SLAs define expectations, but actual response times depend on operational execution. Where do delays happen in your NOC? Are tickets acknowledged quickly but left unresolved? Do escalations get stuck because the right person isn’t available?

Track the mean time to acknowledge and the mean time to resolve separately. The gap between them reveals where your process breaks down. Sometimes it’s alert routing, and sometimes it’s insufficient permissions. Sometimes it’s waiting on client responses or vendor support.

6. Escalation Paths That Work Under Pressure

Clear escalation paths matter most when things go wrong. Escalation failures happen when ownership isn’t explicit. An engineer sees a critical issue but doesn’t know whether to wake someone up or handle it themselves.

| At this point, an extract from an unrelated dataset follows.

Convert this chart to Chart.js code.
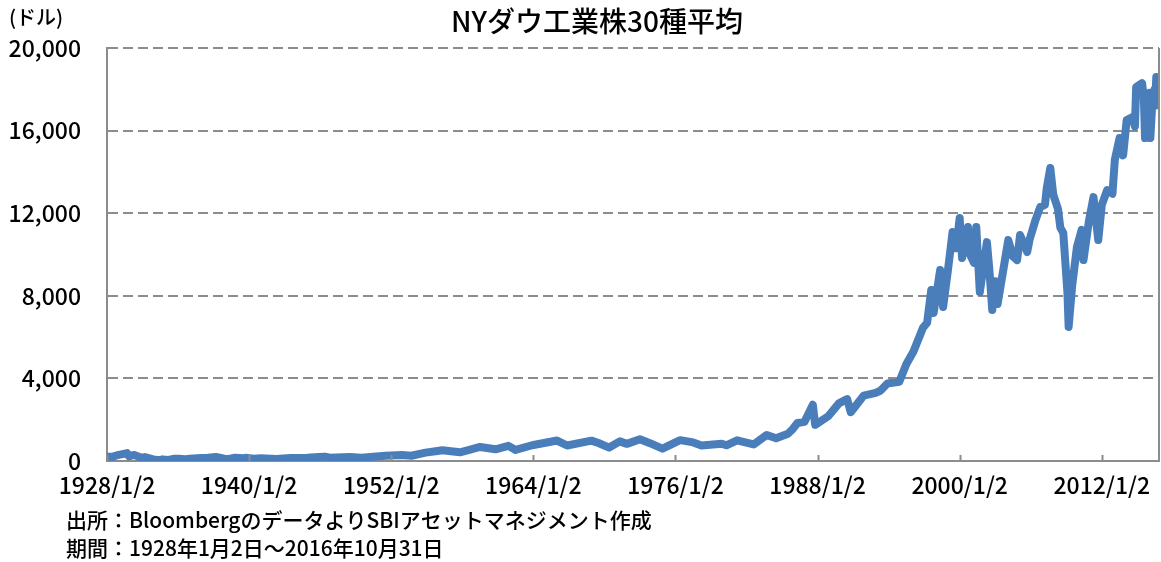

Effective escalation requires defined severity levels with matching response expectations:

  • P1 incidents trigger immediate notification regardless of time
  • P2 issues follow documented escalation steps with defined timeframes
  • P3 problems get handled within standard SLA windows
  • Ownership is explicit at each level – no guessing who to contact

Everyone knows who owns what at each severity, and that knowledge doesn’t depend on who happens to be working that shift.

Conclusion

Effective NOC operations require discipline more than technology. The checklist above identifies where most MSPs struggle operationally. If multiple items expose gaps in your current setup, those gaps will widen as client count increases.

Honest evaluation matters. Some MSPs should build internal NOC capacity. Others should partner with managed NOC services for MSPs that provide the structure they can’t maintain at their current scale. The wrong choice creates ongoing friction that affects both team morale and client satisfaction.